What sort of books inspired you as a child?
The first book I remember being gripped by was [Joe Kaufman’s] What Makes It Go? It had wonderful cut-away drawings showing the inner workings of machines ranging from escalators to car engines. It started my interest in what lies beneath, looking beyond surface appearances to the hidden workings below – the same interest I have today with human systems and organisations.
Your new book, ‘Licence to be Bad’, describes how certain kinds of economic thinking have had a negative impact on our outlook and behaviour. Can you give an example of a particularly influential and dangerous text?

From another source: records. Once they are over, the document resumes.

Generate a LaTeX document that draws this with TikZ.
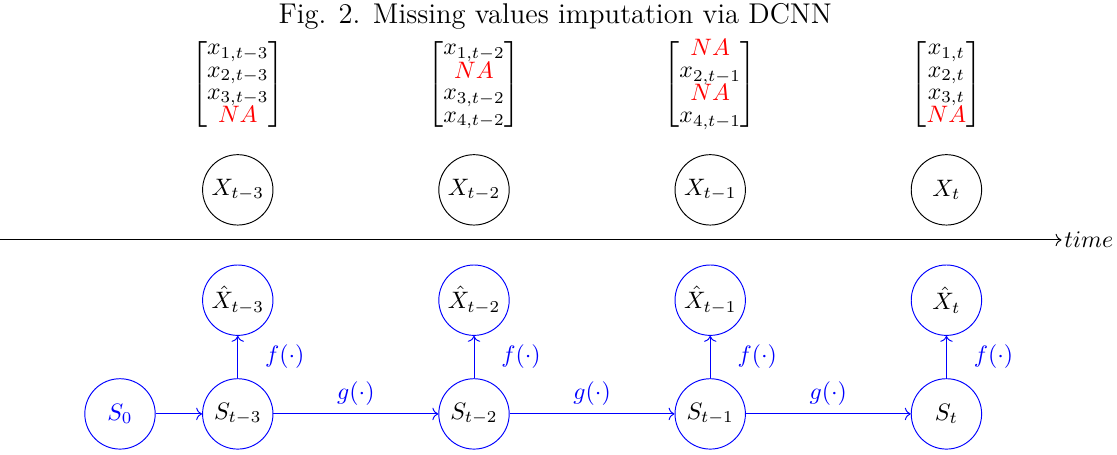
\documentclass[tikz,border=0pt]{standalone}
\usepackage{xcolor}
\usepackage{amsmath, amssymb}
\usepackage{tikz}
\usetikzlibrary{arrows.meta, positioning, calc}

\begin{document}
\begin{tikzpicture}[
		obs/.style={draw, circle, minimum size=1.04cm, inner sep=0pt},
		state/.style={draw=blue, circle, minimum size=1.04cm, inner sep=0pt},
		vec/.style={inner sep=0pt},
		flow/.style={->, blue}
	]
	\useasboundingbox (-1.773,-0.606) rectangle (14.73,6.115);

	% title
	\node[font=\large] (title) at (6.43,5.87) {Fig. 2. Missing values imputation via DCNN};

	% observed vectors
	\renewcommand{\arraystretch}{0.77}
	\node[vec] (v3) at (1.74,4.87) {$\begin{bmatrix} x_{1,t-3} \\ x_{2,t-3} \\ x_{3,t-3} \\ \color{red}NA \end{bmatrix}$};
	\node[vec] (v2) at (5.23,4.87) {$\begin{bmatrix} x_{1,t-2} \\ \color{red}NA \\ x_{3,t-2} \\ x_{4,t-2} \end{bmatrix}$};
	\node[vec] (v1) at (8.72,4.87) {$\begin{bmatrix} \color{red}NA \\ x_{2,t-1} \\ \color{red}NA \\ x_{4,t-1} \end{bmatrix}$};
	\node[vec] (v0) at (12.21,4.87) {$\begin{bmatrix} x_{1,t} \\ x_{2,t} \\ x_{3,t} \\ \color{red}NA \end{bmatrix}$};

	% observations
	\node[obs] (x3) at (1.74,3.31) {$X_{t-3}$};
	\node[obs] (x2) at (5.23,3.31) {$X_{t-2}$};
	\node[obs] (x1) at (8.72,3.31) {$X_{t-1}$};
	\node[obs] (x0) at (12.21,3.31) {$X_t$};

	% time axis
	\coordinate (t0) at (-1.773,2.57);
	\coordinate (t1) at (13.91,2.57);
	\draw[->] (t0) -- (t1) node[right, inner sep=1pt] (time) {$time$};

	% estimates
	\node[state] (h3) at (1.74,1.68) {$\hat{X}_{t-3}$};
	\node[state] (h2) at (5.23,1.68) {$\hat{X}_{t-2}$};
	\node[state] (h1) at (8.72,1.68) {$\hat{X}_{t-1}$};
	\node[state] (h0) at (12.21,1.68) {$\hat{X}_t$};

	% hidden states
	\node[state, text=blue] (s0) at (0,0) {$S_0$};
	\node[state] (s3) at (1.74,0) {$S_{t-3}$};
	\node[state] (s2) at (5.23,0) {$S_{t-2}$};
	\node[state] (s1) at (8.72,0) {$S_{t-1}$};
	\node[state] (st) at (12.21,0) {$S_t$};

	% transitions
	\draw[flow] (s0) -- (s3);
	\draw[flow] (s3) -- (s2) node[midway, above] {$g(\cdot)$};
	\draw[flow] (s2) -- (s1) node[midway, above] {$g(\cdot)$};
	\draw[flow] (s1) -- (st) node[midway, above] {$g(\cdot)$};

	% outputs
	\draw[flow] (s3) -- (h3) node[midway, right=0.28cm] {$f(\cdot)$};
	\draw[flow] (s2) -- (h2) node[midway, right=0.28cm] {$f(\cdot)$};
	\draw[flow] (s1) -- (h1) node[midway, right=0.28cm] {$f(\cdot)$};
	\draw[flow] (st) -- (h0) node[midway, right=0.28cm] {$f(\cdot)$};
\end{tikzpicture}
\end{document}
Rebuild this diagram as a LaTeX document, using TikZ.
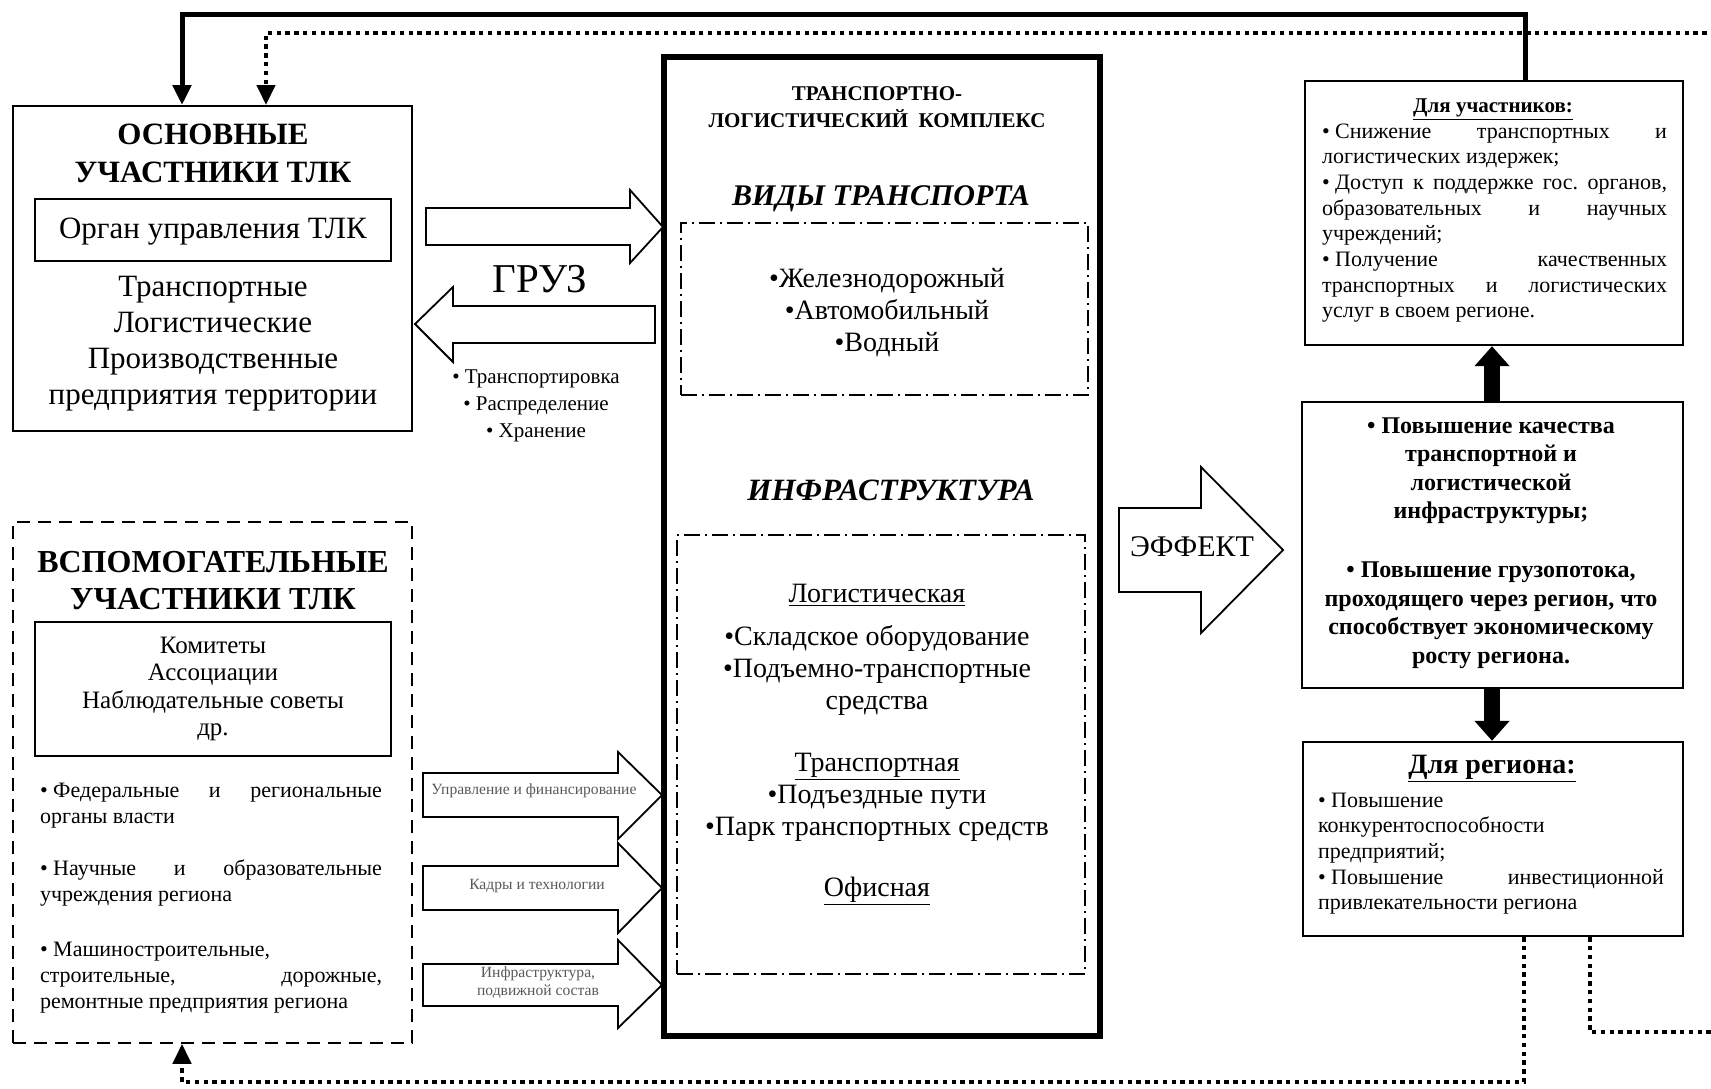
\documentclass[tikz,border=0pt]{standalone}
\usepackage{fontspec}
\setmainfont{Liberation Serif}
\usetikzlibrary{arrows.meta,fit,calc}
\newcommand{\fs}[2]{\fontsize{#1}{#2}\selectfont}
\newcommand{\jb}[1]{\hbox to\hsize{#1}}
\newcommand{\lb}[1]{\hbox{#1}}
\newcommand{\cb}[1]{\hbox to\hsize{\hss#1\hss}}
\newcommand{\vpara}[3]{\vtop{\hsize=#1\baselineskip=#2\lineskiplimit=-\maxdimen\parindent=0pt\relax #3}}
\begin{document}
\begin{tikzpicture}[x=0.5pt,y=-0.5pt,
  box/.style={draw, line width=1pt, inner sep=0pt},
  rbox/.style={draw, line width=1.2pt, inner sep=0pt},
  thickbox/.style={draw, line width=2.6pt, inner sep=0pt},
  dashbox/.style={draw, line width=0.75pt, dash pattern=on 6.5pt off 4pt, inner sep=0pt},
  ddbox/.style={draw, line width=0.7pt, dash pattern=on 8pt off 2.5pt on 1pt off 2.5pt, inner sep=0pt},
  tx/.style={anchor=base, inner sep=0pt, outer sep=0pt},
  txl/.style={anchor=base west, inner sep=0pt, outer sep=0pt},
  solidc/.style={line width=2.5pt, -{Triangle[width=9pt,length=10pt]}},
  dotc/.style={line width=2.2pt, dash pattern=on 2.2pt off 2.2pt, -{Triangle[width=9pt,length=10pt]}},
  bigarr/.style={line width=8pt, -{Triangle[width=17pt,length=10pt]}},
  blk/.style={draw, line width=0.9pt, fill=white, line join=miter},
  small/.style={text=black!65, font=\fs{7.8}{9}}
]
\useasboundingbox (0,0) rectangle (1711,1088);

% ---------- boxes ----------
\node[box, fit={(13,106) (412,431)}] (main) {};
\node[box, fit={(35,199) (391,261)}] (organ) {};
\node[dashbox, fit={(13,522) (412,1043)}] (aux) {};
\node[box, fit={(35,622) (391,756)}] (comm) {};
\node[thickbox, fit={(664,57) (1100,1036)}] (tlk) {};
\node[ddbox, fit={(681,223) (1088,395)}] (vid) {};
\node[ddbox, fit={(677,535) (1085,974)}] (infra) {};
\node[rbox, fit={(1305,81) (1683,345)}] (part) {};
\node[rbox, fit={(1302,402) (1683,688)}] (mid) {};
\node[rbox, fit={(1303,742) (1683,936)}] (reg) {};

% ---------- named coordinates for connector routes ----------
\coordinate (xa) at (182,0);
\coordinate (xb) at (266,0);
\coordinate (xs) at (1525,0);
\coordinate (xd) at (1590,0);
\coordinate (xe) at (1524,0);
\coordinate (xm) at (1492,0);
\coordinate (cTop) at (0,14);
\coordinate (cDot) at (0,33);
\coordinate (cR) at (1713,0);
\coordinate (cB1) at (0,1032);
\coordinate (cB2) at (0,1082);

% ---------- connectors ----------
\draw[dotc] (reg.south -| xd) -- (xd |- cB1) -- (cR |- cB1) -- (cR |- cDot) -| (main.north -| xb);
\draw[dotc] (reg.south -| xe) -- (xe |- cB2) -| (aux.south -| xa);
\draw[solidc] (part.north -| xs) -- (xs |- cTop) -| (main.north -| xa);
\draw[bigarr] (mid.north -| xm) -- (part.south -| xm);
\draw[bigarr] (mid.south -| xm) -- (reg.north -| xm);

% ---------- block arrows ----------
\draw[blk] (426,208) -- (630,208) -- (630,190) -- (663,227) -- (630,263) -- (630,245) -- (426,245) -- cycle;
\draw[blk] (655,306) -- (453,306) -- (453,287) -- (415,324) -- (453,362) -- (453,343) -- (655,343) -- cycle;
\draw[blk] (423,773) -- (618,773) -- (618,752) -- (662,795) -- (618,839) -- (618,817) -- (423,817) -- cycle;
\draw[blk] (423,866) -- (618,866) -- (618,843) -- (662,888) -- (618,933) -- (618,910) -- (423,910) -- cycle;
\draw[blk] (423,964) -- (618,964) -- (618,940) -- (662,985) -- (618,1028) -- (618,1006) -- (423,1006) -- cycle;
\draw[blk] (1119,508) -- (1201,508) -- (1201,467) -- (1283,550) -- (1201,633) -- (1201,592) -- (1119,592) -- cycle;

% ---------- texts: main participants ----------
\node[tx, font=\fs{15.5}{18}\bfseries] (mT1) at (213,144) {ОСНОВНЫЕ};
\node[tx, font=\fs{15.5}{18}\bfseries] (mT2) at (213,182) {УЧАСТНИКИ ТЛК};
\node[tx, font=\fs{15.5}{18}] (organT) at (213,238) {Орган управления ТЛК};
\node[tx, font=\fs{15.5}{18}] (mList) at (213,296) {\vpara{190pt}{18pt}{\cb{Транспортные}\cb{Логистические}\cb{Производственные}\cb{предприятия территории}}};

% ---------- texts: auxiliary participants ----------
\node[tx, font=\fs{16}{18}\bfseries] (aT1) at (213,572) {ВСПОМОГАТЕЛЬНЫЕ};
\node[tx, font=\fs{16}{18}\bfseries] (aT2) at (213,609) {УЧАСТНИКИ ТЛК};
\node[tx, font=\fs{12.5}{13.5}] (commT) at (213,653) {\vpara{175pt}{13.8pt}{\cb{Комитеты}\cb{Ассоциации}\cb{Наблюдательные советы}\cb{др.}}};
\node[txl, font=\fs{11}{13}] (auxL) at (40,797) {\vpara{171pt}{13pt}{%
  \jb{• Федеральные\hfill и\hfill региональные}\lb{органы власти}\vskip13pt
  \jb{• Научные\hfill и\hfill образовательные}\lb{учреждения региона}\vskip14.5pt
  \lb{• Машиностроительные,}\jb{строительные,\hfill дорожные,}\lb{ремонтные предприятия региона}}};

% ---------- cargo ----------
\node[tx, font=\fs{20.5}{24}] (gruz) at (540,292) {ГРУЗ};
\node[tx, font=\fs{10.5}{13.5}] (gruzL) at (536,383) {\vpara{120pt}{13.5pt}{\cb{• Транспортировка}\cb{• Распределение}\cb{• Хранение}}};

% ---------- small arrow labels ----------
\node[tx, small] (a1T) at (534,794) {Управление и финансирование};
\node[tx, small] (a2T) at (537,889) {Кадры и технологии};
\node[tx, small] (a3T) at (538,977) {\vpara{110pt}{9pt}{\cb{Инфраструктура,}\cb{подвижной состав}}};

% ---------- central complex ----------
\node[tx, font=\fs{10.5}{13.5}\bfseries] (tlkT) at (877,100) {\vpara{200pt}{13.5pt}{\cb{ТРАНСПОРТНО-}\cb{ЛОГИСТИЧЕСКИЙ\ \ КОМПЛЕКС}}};
\node[tx, font=\fs{15}{18}\bfseries\itshape] (vidT) at (881,205) {ВИДЫ ТРАНСПОРТА};
\node[tx, font=\fs{14}{16}] (vidL) at (887,287) {\vpara{190pt}{16pt}{\cb{•Железнодорожный}\cb{•Автомобильный}\cb{•Водный}}};
\node[tx, font=\fs{15.5}{18}\bfseries\itshape] (infT) at (891,500) {ИНФРАСТРУКТУРА};
\node[tx, font=\fs{14}{16}] (infL) at (877,602) {\vpara{195pt}{16pt}{%
  \cb{\underline{Логистическая}}\vskip5.5pt
  \cb{•Складское оборудование}\cb{•Подъемно-транспортные}\cb{средства}\vskip15pt
  \cb{\underline{Транспортная}}\cb{•Подъездные пути}\cb{•Парк транспортных средств}\vskip14.5pt
  \cb{\underline{Офисная}}}};

% ---------- effect ----------
\node[tx, font=\fs{15}{18}] (effT) at (1192,556) {ЭФФЕКТ};

% ---------- right boxes ----------
\node[tx, font=\fs{10.5}{12}\bfseries] (partT) at (1493,112) {\underline{Для участников:}};
\node[txl, font=\fs{11}{12.85}] (partL) at (1322,138) {\vpara{172.5pt}{12.85pt}{%
  \jb{• Снижение\hfill транспортных\hfill и}\lb{логистических издержек;}
  \jb{• Доступ\hfill к\hfill поддержке\hfill гос.\hfill органов,}\jb{образовательных\hfill и\hfill научных}\lb{учреждений;}
  \jb{• Получение\hfill качественных}\jb{транспортных\hfill и\hfill логистических}\lb{услуг в своем регионе.}}};

\node[tx, font=\fs{12}{14.25}\bfseries] (midL) at (1491,433) {\vpara{185pt}{14.25pt}{%
  \cb{• Повышение качества}\cb{транспортной и}\cb{логистической}\cb{инфраструктуры;}\vskip15.25pt
  \cb{• Повышение грузопотока,}\cb{проходящего через регион, что}\cb{способствует экономическому}\cb{росту региона.}}};

\node[tx, font=\fs{14}{16}\bfseries] (regT) at (1492,773) {\underline{Для региона:}};
\node[txl, font=\fs{11}{12.85}] (regL) at (1318,807) {\vpara{173pt}{12.85pt}{%
  \lb{• Повышение}\lb{конкурентоспособности}\lb{предприятий;}
  \jb{• Повышение\hfill инвестиционной}\lb{привлекательности региона}}};
\end{tikzpicture}
\end{document}
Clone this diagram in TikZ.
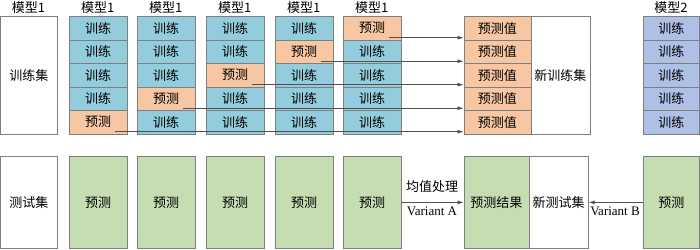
\documentclass[tikz,border=0pt]{standalone}
\usepackage{fontspec}
\setmainfont{Liberation Serif}
\newfontfamily\cjk{Noto Sans CJK SC}
\usetikzlibrary{arrows.meta}
\definecolor{trainc}{HTML}{93CDDD}
\definecolor{predc}{HTML}{F7C6A3}
\definecolor{greenc}{HTML}{C4DEB2}
\definecolor{bluec}{HTML}{AFC0E6}
\definecolor{edgec}{HTML}{7F7F7F}
\definecolor{linec}{HTML}{505050}
\tikzset{
  txt/.style={font=\cjk\fontsize{13}{15}\selectfont, inner sep=0pt},
  cell/.style={txt, draw=edgec, line width=0.7pt, anchor=north west, minimum width=57.5pt, minimum height=23.5pt},
  bigbox/.style={txt, draw=edgec, line width=0.7pt, anchor=north west, minimum height=117.5pt},
  lowbox/.style={txt, draw=edgec, line width=0.7pt, anchor=north west, minimum height=92pt},
  title/.style={txt},
  link/.style={draw=linec, line width=0.7pt, -{Latex[length=6pt,width=4pt]}},
  lbl/.style={font=\fontsize{13}{15}\selectfont, inner sep=0pt}
}
\begin{document}
\begin{tikzpicture}[x=1pt,y=-1pt]
\useasboundingbox (0,0) rectangle (700,249);
% training set
\node[bigbox, fill=white, minimum width=57pt] (ts) at (0,16) {训练集};
\node[title] (t0) at (28.5,8) {模型1};
% model 1 columns
\foreach \i/\x in {1/69,2/137,3/206,4/275,5/343} {
  \node[title] (t\i) at (\x+28.75,8) {模型1};
  \pgfmathtruncatemacro\p{6-\i}
  \foreach \j in {1,...,5} {
    \ifnum\j=\p \def\fc{predc}\def\tx{预测}\else\def\fc{trainc}\def\tx{训练}\fi
    \node[cell, fill=\fc] (c\i-\j) at (\x,16+23.5*\j-23.5) {\tx};
  }
  \node[lowbox, fill=greenc, minimum width=57.5pt] (g\i) at (\x,156) {预测};
}
% predicted values
\foreach \j in {1,...,5} {
  \node[cell, fill=predc, minimum width=67pt] (pv\j) at (463.5,16+23.5*\j-23.5) {预测值};
}
\node[bigbox, fill=white, minimum width=59pt] (nts) at (530.5,16) {新训练集};
% model 2
\node[title] (t6) at (671,8) {模型2};
\foreach \j in {1,...,5} {
  \node[cell, fill=bluec, minimum width=56pt] (m\j) at (643,16+23.5*\j-23.5) {训练};
}
% arrows top
\foreach \i/\j in {1/5,2/4,3/3,4/2,5/1} {
  \coordinate (s\i) at ([xshift=-12pt,yshift=2.5pt]c\i-\j.south east);
  \draw[link] (s\i) -- (s\i -| pv\j.west);
}
% bottom row
\node[lowbox, fill=white, minimum width=57pt] (test) at (0,156) {测试集};
\node[lowbox, fill=greenc, minimum width=65pt] (pr) at (463.5,156) {预测结果};
\node[lowbox, fill=white, minimum width=59.5pt] (nt) at (528.5,156) {新测试集};
\node[lowbox, fill=greenc, minimum width=56pt] (g6) at (643,156) {预测};
\draw[link] (g5.east) -- (pr.west);
\draw[link] (g6.west) -- (nt.east);
\node[txt] (avg) at (432,187) {均值处理};
\node[lbl] (va) at (432,211) {Variant A};
\node[lbl] (vb) at (615,211) {Variant B};
\end{tikzpicture}
\end{document}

High up the list must be Nobel laureate Gary Becker’s The Economic Approach to Human Behavior, which represents much of what has gone wrong with modern economics. It has had a huge influence on generations of economists and continues to do so. Among other things, Becker explicitly rejects any distinction between life-and-death decisions and everyday trivial economic ones, such as choosing a brand of coffee – or the difference between choosing who to marry [and] buying paint. In so doing, he collapses moral values into mere tastes, neither more nor less than a preference for chocolate over strawberry ice cream. His economics has provided the intellectual cover for silencing much moral and political debate, in turn leading to the presumption that everything is up for grabs, everything is for sale.
Which book best demonstrates how such thinkers have influenced banks, businesses and governments?
I can’t readily think of a good overview, but Daniel Rodgers’ Age of Fracture was a great inspiration. It shows brilliantly how the political turn in the US in the 1970s towards markets required for its long-term success the embedding of new ways of thinking about cooperation, fairness and so on, in popular culture and in ordinary language.
What book would you recommend for promoting better styles of economic understanding and policy?
Ha-Joon Chang’s Economics: The User’s Guide is an impressive blend of political ideas and economic theories, along with real-world evidence about when they work and when they don’t. It is always my answer when non-economists ask for an accessible introduction to the key issues and debates. Robert Heilbronner’s The Worldly Philosophers: The Lives, Times and Ideas of the Great Economics Thinkers remains a classic, stylishly written overview of Smith, Marx, Keynes etc in historical context. Both these books show how contemporary textbooks and most university economics courses cover just one aspect of economic thinking (the neoclassical tradition, more or less) and ignore valuable insights from other schools of thought.
What is the last book you gave as a gift, and to whom?
David Graeber’s Bullshit Jobs: A Theory. It’s Dilbert meets Marx. I gave it to my father-in-law, whose business work over the years led him to see these kinds of jobs in a variety of contexts. Since I am an economist, it’s unsurprisingly Graeber’s economic analysis that I found underdeveloped, but his book is still an incredibly stimulating and thought-provoking read.
What books do you have on your desk waiting to be read?
Adam Tooze’s Crashed: How a Decade of Financial Crises Changed the World and Robert Skidelsky’s Money and Government: A Challenge to Mainstream Economics. My expertise is more in microeconomics and I’m trying to catch up with new thinking in macroeconomics, particularly concerning money. Non-economists are often shocked when I say that most economists, including myself, don’t understand what money is.
Jonathan Aldred is fellow and director of studies in economics at Emmanuel College – and lecturer in the department of land economy – at the University of Cambridge. His latest book is Licence to be Bad: How Economics Corrupted Us (Allen Lane).